The decision to rent or buy will differ from person to person, but regardless of what you do, your choice must be well informed. Buying a home is often the biggest financial decision one will make in his or her lifetime, so you must be fully prepared before committing to anything. There are many factors to consider when deciding what to do. To help guide you, consider the overarching pros and cons of both options, and then ask yourself the following questions.
- Don’t have to worry about repairs or maintenance
- Lower upfront costs
- Have the flexibility to move around at a low cost
- Renting is often cheaper in most areas
- Won’t get stuck with a depreciating asset
- Rent could increase over time
- Not necessarily stable, as a landlord could decide to sell or stop renting
- You aren't building equity
- No return on investment from the monthly rent cost
- Have to adhere to the landlord’s guidelines when personalizing the property
- Don’t qualify for any tax benefits
- Buying is an investment
- Potential growth in personal wealth through house appreciation and building home equity over time
- Have the option to rent out home as a landlord
- Laying down roots in an area for you and your family
- Security and stability
- Freedom to renovate and construct the property of your dreams without Landlord restrictions
- Can drastically improve your credit score should you pay your bond repayments and mortgage on time
- Potential tax deductions for owning the property and tax breaks when you sell
- Consistent monthly payments year-to-year
- Responsible for all maintenance and repair costs
- Expensive closing costs
- Home value could depreciate
- Huge overall financial responsibility
- Don’t have as much flexibility to move around
- Responsible for paying property taxes
What to ask yourself:
How long do I plan on living here?
This is potentially the most important question to consider when deciding whether to rent or buy.

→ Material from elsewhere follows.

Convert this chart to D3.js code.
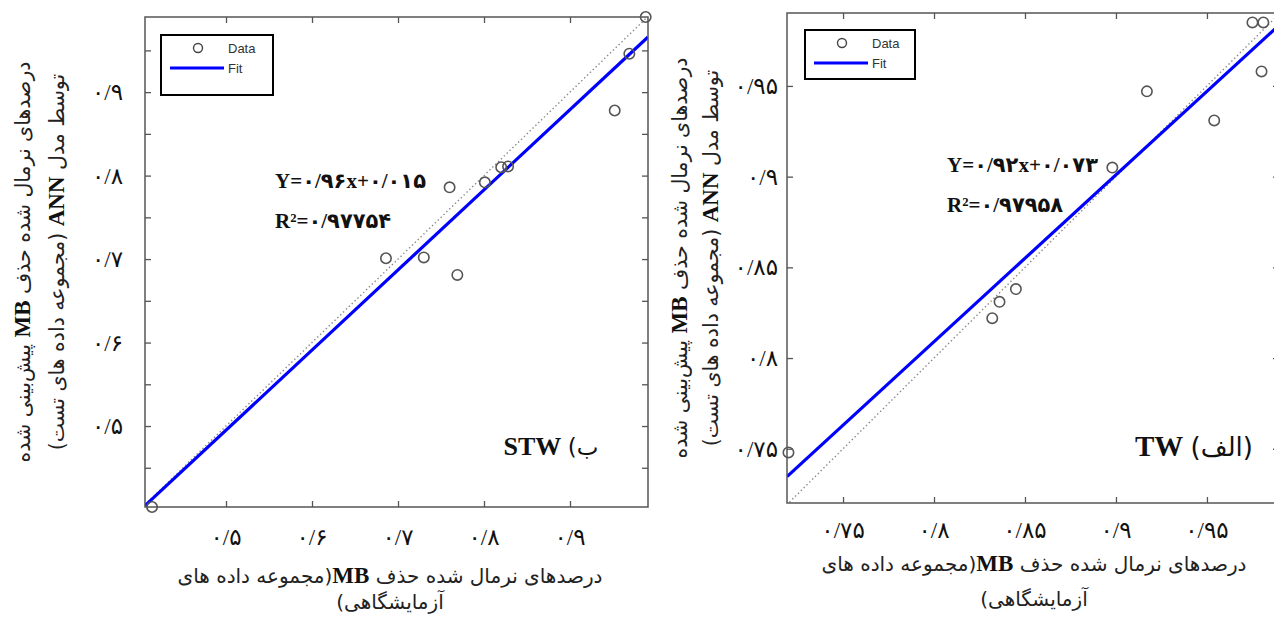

Life is unpredictable, and you can’t always plan for unexpected events. Still, try to think of how long you see yourself living in the area you’re moving to.
If you're only planning to live somewhere for a few years, then it may not be worth it to buy. It takes some time for buying to become cheaper than renting given the expensive closing costs associated with buying and selling a house, as well as costly repairs one must make before selling. All these costs add up and may not make purchasing a home worth it if you plan to move out in a few years.
If you’re planning to settle down in a new area long term, consider renting for a year or two first. Getting acclimated and familiarized with the area is a critical step to identifying which neighborhoods best suit your lifestyle and interests. After all, settling in your forever home needs to be just right.
Do I receive relocation compensation?
Some positions need employees to be able to relocate frequently. If your job requires that you move around, look into the relocation packages offered by your company. Some offer generous benefits by paying for moving costs and providing a stipend to cover the fees associated with selling your old home and purchasing a new one. Because your company’s policy might be a less extensive version of this or offer nothing at all, make sure to look over it. If it's a good package, it might be well worth buying. Even if you end up moving somewhere else in a few years, you will be financially compensated. However, if the relocation benefits are limited, it might be best to stick with renting.
What can I afford?
Fully understand the extensive costs associated with purchasing a home and your financial situation before making the big decision. Unlike renting, you need to have significantly greater savings to cover your down payment in addition to your monthly mortgage payments. There are also other upfront costs associated with purchasing a home such as first-year homeowners insurance, home appraisal, home inspection, property taxes, and other closing costs like title insurance, first month’s mortgage interest, and origination fees. These costs far outweigh those associated with signing a lease which often just includes a security deposit, application fee, and first month’s rent.
When purchasing, it's also important to understand that the lower the down payment on the house, the more money you will spend on your home over time. A lower down payment presents a greater overall risk to the bank, resulting in higher interest payments. You will also be responsible for maintenance and repairs. So when budgeting for a home, make sure you have money left over for unexpected expenses.
Understanding your budget and the costs associated with buying will not only help you decide whether to buy or rent, but it will also help you determine a price range you can afford. It's important to be realistic and not rush into something you can’t sustain. If you need to rent for a bit while saving up some money, that’s ok.
What does the future of this area look like?
Looking at the economic development of where you are planning to live is another important factor to consider when deciding whether to rent or buy. Should you be moving to an area on an upward economic path, it could be a good idea to buy. As an area continues developing and prospering, so does the housing market.
Research the housing market of an area to see if home values are on an upward trend and at what rate they are increasing. If the economy in the area isn’t growing, then the value of your home will most likely decrease or, at best, remain stagnant. This can help guide your decision of whether or not it’s worth purchasing a home in the area you’re moving to.
Use a Rent Vs. Buy Calculator
If you’re still not sure about which way to go, consider using a “rent vs. buy” calculator. These calculators compare the total cost of renting with the total cost of buying by taking into account many factors outside of rent or housing prices. Countless platforms including NerdWallet, Zillow, Realtor.com, and Trulia have their own versions using different variables to determine your most optimal option. Generally, the most common factors used to calculate results are:
- Location of house
- Price of house
- Cost of downpayment
- Anticipated time of occupancy
- Length of mortgage
- Cost to rent a similar home
- Price of renters insurance
Based on the information provided, they predict the outcomes of other variables such as home value appreciation/depreciation, insurance cost, tax deductions, incurring costs, HOA fees, typical home renovation and maintenance costs. To provide a better understanding of which choice is best for you, many calculators generate a graph showing the exact number of years until buying becomes cheaper than renting.
Hopefully, these tips and considerations will help guide you in making this big decision. In choosing whether to rent or buy, it’s important to take your time, do the research, and be honest and realistic with yourself about your current and future financial status.